Abstract

ABSTRACT This article reads Kenyan novels that catalogue the trauma of the Luo veterans of World War I and II. The focus is on Grace Ogot’s The Promised Land (1966), Margaret Ogola’s The River and the Source (1994), Marjorie Macgoye’s The Present Moment (1987), and Yvonne Owuor’s Dust (2013). Unlike Kenyan male authors who strategically extract revolutionary figures from the world wars, the women novelists’ reimagination of the veterans underscores cultural trauma as they dwell on calamity and its long-term psychosocial effects more than imagined aftermath revolutions against imperial systems such as colonialism.

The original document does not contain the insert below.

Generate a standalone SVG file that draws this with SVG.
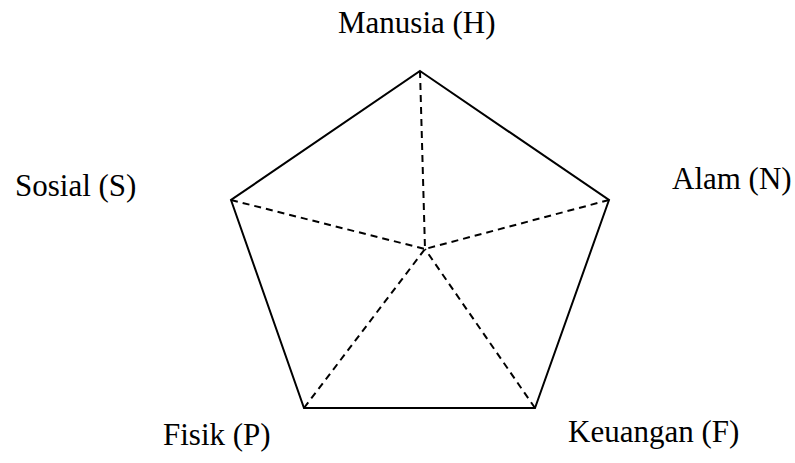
<svg xmlns="http://www.w3.org/2000/svg" width="795" height="463" viewBox="0 0 795 463">
<style>
text{font-family:'Liberation Serif','Times New Roman',Times,serif;font-size:31px;fill:#000}
.edge{stroke:#000;stroke-width:2;fill:none;stroke-linejoin:miter}
.dash{stroke:#000;stroke-width:2;stroke-dasharray:7 5;fill:none}
</style>
<rect width="795" height="463" fill="#fff"/>
<g id="connectors">
<polygon class="edge" points="420,71 609,200 535,408 304,408 231,200"/>
<line class="dash" x1="420" y1="71" x2="425" y2="249"/>
<line class="dash" x1="609" y1="200" x2="425" y2="249"/>
<line class="dash" x1="231" y1="200" x2="425" y2="249"/>
<line class="dash" x1="304" y1="408" x2="425" y2="249"/>
<line class="dash" x1="535" y1="408" x2="425" y2="249"/>
</g>
<g id="node-H"><text x="338" y="33" font-family="Liberation Serif, serif">Manusia (H)</text></g>
<g id="node-S"><text x="15" y="196" font-family="Liberation Serif, serif">Sosial (S)</text></g>
<g id="node-N"><text x="672" y="189" font-family="Liberation Serif, serif">Alam (N)</text></g>
<g id="node-P"><text x="163" y="445" font-family="Liberation Serif, serif">Fisik (P)</text></g>
<g id="node-F"><text x="568" y="442" font-family="Liberation Serif, serif">Keuangan (F)</text></g>
</svg>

This presents rare perspectives of narrativizing war through acknowledgement of defeat as definitive of a postcolonial ethnic group’s identity. The novels register the world wars’ trauma on the community when their sons were enlisted, sacrificed in large numbers or returned as wrecks of the war. A focus on the Lake Victoria Basin experiences of the world wars is significant since it is the region that contributed the largest number of world war veterans and arguably the most affected in the history of the world wars in East Africa. By exploring how the selected novels monumentalise the otherwise unacknowledged casualties of the veterans, I evoke reconnections with a past replete with incomprehensible imperial violence.